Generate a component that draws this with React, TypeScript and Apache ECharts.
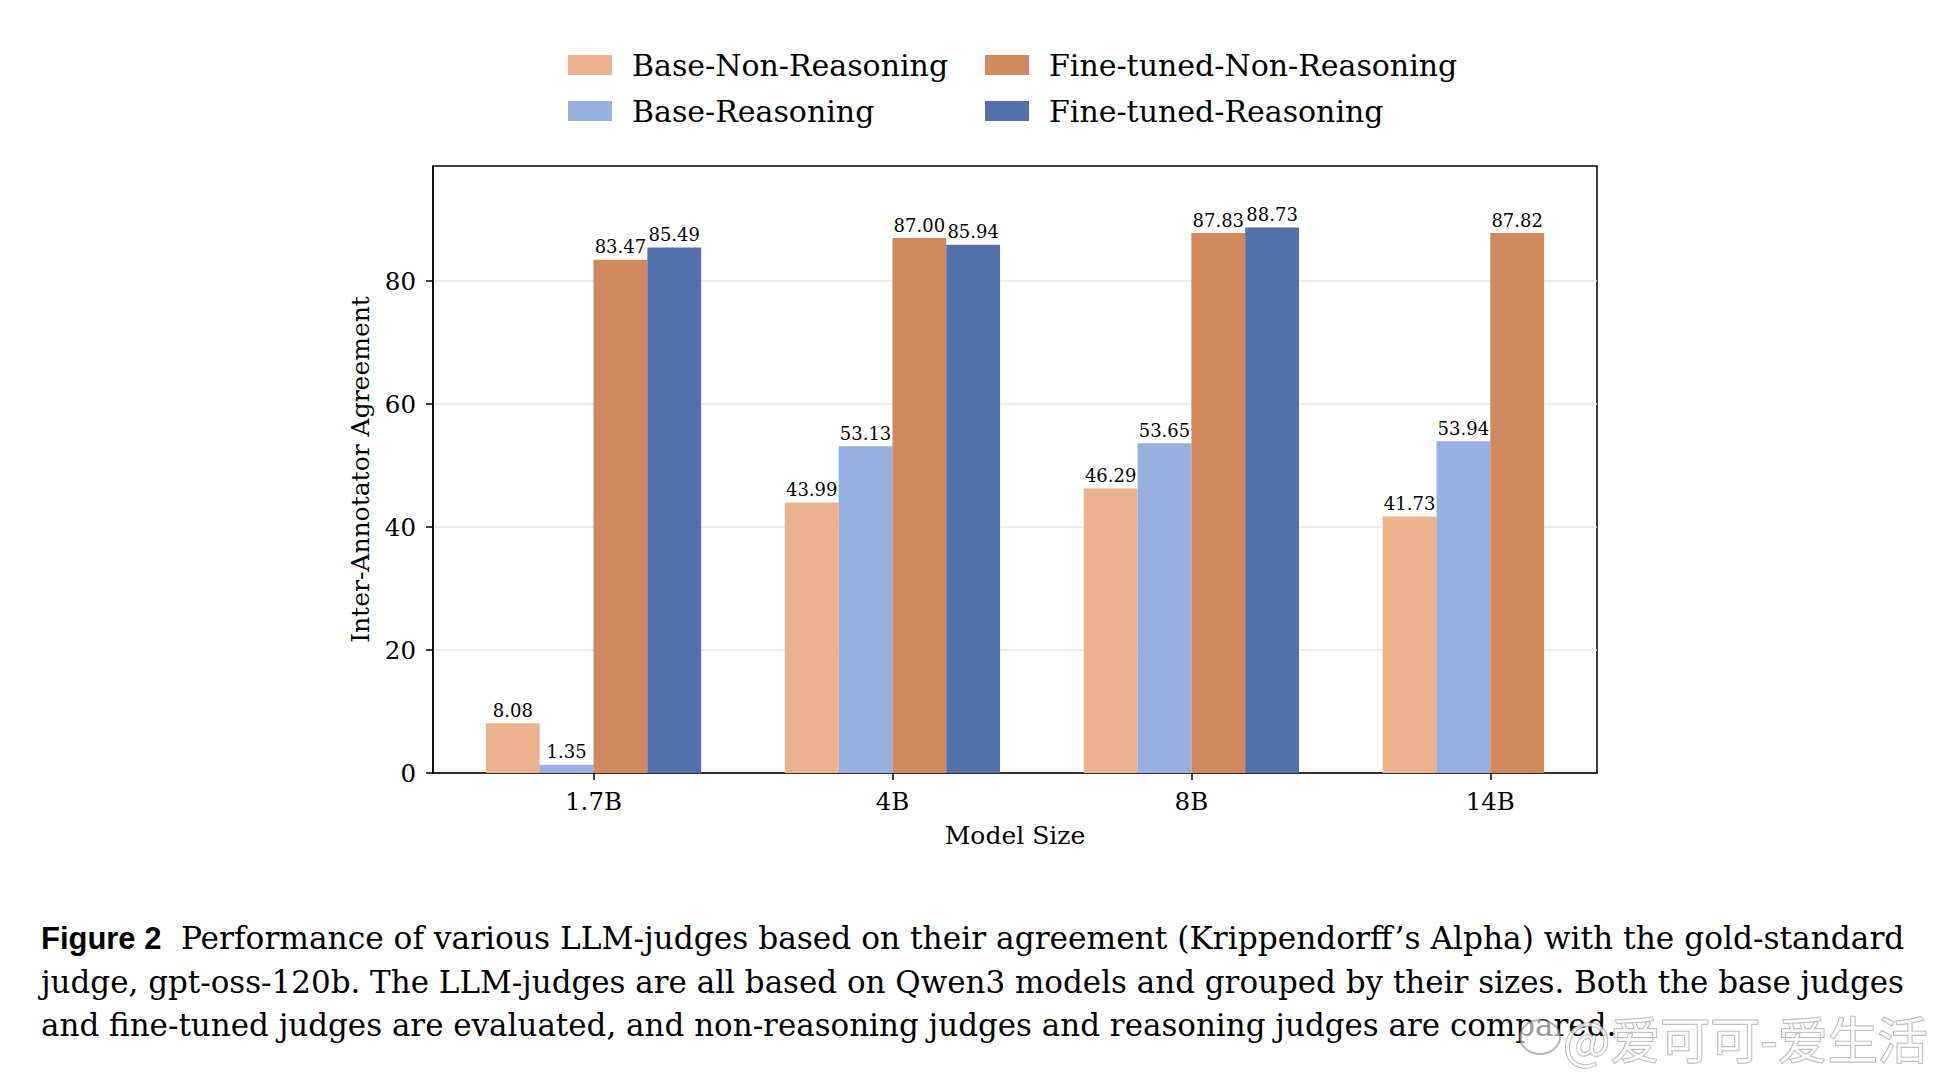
...
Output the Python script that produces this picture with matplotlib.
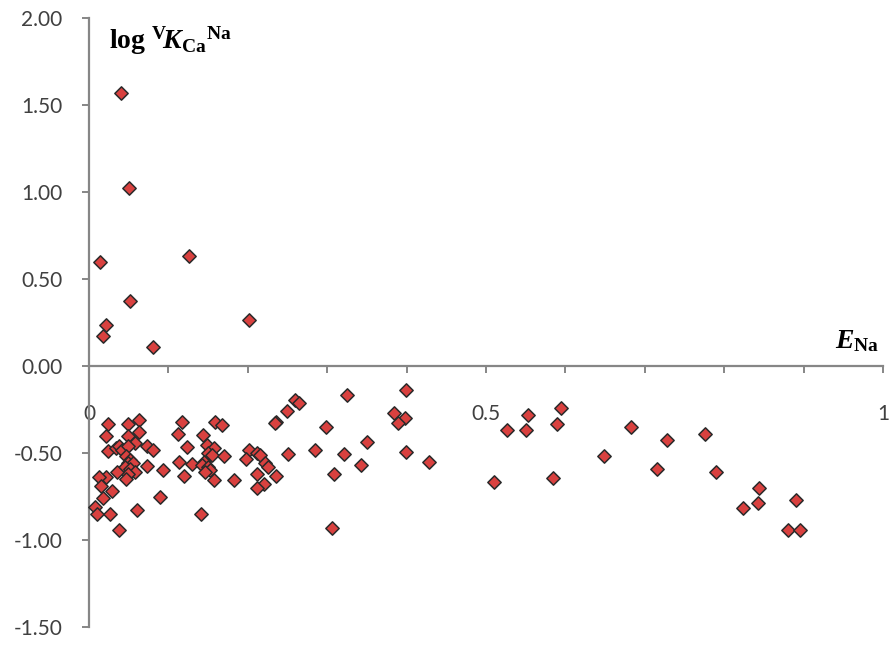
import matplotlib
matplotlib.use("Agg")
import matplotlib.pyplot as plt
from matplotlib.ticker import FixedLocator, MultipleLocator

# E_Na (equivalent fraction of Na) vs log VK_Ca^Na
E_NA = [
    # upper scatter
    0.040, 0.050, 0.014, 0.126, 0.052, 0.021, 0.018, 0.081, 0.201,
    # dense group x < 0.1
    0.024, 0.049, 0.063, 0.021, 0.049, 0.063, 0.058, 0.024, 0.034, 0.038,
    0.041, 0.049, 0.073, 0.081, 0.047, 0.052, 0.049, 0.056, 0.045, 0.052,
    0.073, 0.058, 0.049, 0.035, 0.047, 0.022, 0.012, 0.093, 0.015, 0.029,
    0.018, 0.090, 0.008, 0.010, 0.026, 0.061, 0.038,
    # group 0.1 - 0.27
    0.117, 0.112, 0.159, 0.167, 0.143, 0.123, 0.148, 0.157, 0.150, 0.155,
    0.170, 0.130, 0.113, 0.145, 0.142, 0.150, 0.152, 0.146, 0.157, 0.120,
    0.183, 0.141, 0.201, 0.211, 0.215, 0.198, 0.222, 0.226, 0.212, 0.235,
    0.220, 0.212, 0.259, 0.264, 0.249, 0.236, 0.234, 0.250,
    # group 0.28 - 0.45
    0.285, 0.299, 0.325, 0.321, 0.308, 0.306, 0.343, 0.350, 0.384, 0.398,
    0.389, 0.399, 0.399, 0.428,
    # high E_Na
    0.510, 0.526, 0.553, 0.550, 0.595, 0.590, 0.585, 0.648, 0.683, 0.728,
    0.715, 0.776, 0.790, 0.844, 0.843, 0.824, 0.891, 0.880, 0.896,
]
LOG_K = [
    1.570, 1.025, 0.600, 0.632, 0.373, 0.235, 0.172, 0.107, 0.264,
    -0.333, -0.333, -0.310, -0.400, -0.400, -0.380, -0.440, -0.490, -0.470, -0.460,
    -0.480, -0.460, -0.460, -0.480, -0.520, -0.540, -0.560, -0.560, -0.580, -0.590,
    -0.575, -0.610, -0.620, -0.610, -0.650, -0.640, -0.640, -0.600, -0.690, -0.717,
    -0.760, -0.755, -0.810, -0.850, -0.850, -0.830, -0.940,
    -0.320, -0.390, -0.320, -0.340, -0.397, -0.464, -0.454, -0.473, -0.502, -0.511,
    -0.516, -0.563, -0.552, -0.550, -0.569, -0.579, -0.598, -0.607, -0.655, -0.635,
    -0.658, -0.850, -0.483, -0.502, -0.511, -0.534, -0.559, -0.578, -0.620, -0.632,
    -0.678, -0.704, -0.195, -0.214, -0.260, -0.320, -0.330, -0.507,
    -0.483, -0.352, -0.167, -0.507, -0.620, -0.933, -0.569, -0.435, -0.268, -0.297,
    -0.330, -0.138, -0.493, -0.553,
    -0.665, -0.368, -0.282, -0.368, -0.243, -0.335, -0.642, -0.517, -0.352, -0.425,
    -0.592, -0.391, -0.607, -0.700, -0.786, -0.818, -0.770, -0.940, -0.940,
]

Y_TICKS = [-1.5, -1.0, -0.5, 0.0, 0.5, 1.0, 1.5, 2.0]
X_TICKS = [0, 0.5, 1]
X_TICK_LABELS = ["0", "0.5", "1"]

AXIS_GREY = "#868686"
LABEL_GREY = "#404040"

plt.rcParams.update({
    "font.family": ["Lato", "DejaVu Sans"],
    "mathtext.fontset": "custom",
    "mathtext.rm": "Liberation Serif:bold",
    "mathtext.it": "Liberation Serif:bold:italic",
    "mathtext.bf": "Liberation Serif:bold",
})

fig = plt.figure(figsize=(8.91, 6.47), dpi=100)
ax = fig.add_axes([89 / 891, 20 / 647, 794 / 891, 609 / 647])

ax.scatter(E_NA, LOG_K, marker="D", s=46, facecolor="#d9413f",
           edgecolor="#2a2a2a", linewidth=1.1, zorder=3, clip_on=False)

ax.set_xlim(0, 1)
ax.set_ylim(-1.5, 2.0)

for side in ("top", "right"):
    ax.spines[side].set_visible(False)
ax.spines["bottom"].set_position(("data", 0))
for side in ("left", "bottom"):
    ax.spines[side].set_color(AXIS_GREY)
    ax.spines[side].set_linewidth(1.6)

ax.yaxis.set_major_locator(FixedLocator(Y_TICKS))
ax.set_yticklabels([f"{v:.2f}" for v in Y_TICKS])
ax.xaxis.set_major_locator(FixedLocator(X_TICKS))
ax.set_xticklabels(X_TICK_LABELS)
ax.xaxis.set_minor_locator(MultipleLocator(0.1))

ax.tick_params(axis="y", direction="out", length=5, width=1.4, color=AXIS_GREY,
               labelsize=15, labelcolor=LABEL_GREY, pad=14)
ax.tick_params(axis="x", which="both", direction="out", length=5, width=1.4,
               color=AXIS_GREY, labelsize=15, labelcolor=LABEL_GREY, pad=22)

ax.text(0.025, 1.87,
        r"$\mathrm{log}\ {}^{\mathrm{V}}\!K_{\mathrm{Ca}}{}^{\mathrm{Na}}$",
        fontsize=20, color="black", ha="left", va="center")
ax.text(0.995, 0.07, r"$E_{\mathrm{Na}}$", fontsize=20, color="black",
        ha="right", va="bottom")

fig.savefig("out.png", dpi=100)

### To do:
Retype the lines above exactly as they appear, from the line containing "Output the Python" through the line containing "from matplotlib.ticker import", and leave out any pictures.

### Reply to the exercise:
Output the Python script that produces this picture with matplotlib.
import matplotlib
matplotlib.use("Agg")
import matplotlib.pyplot as plt
from matplotlib.ticker import FixedLocator, MultipleLocator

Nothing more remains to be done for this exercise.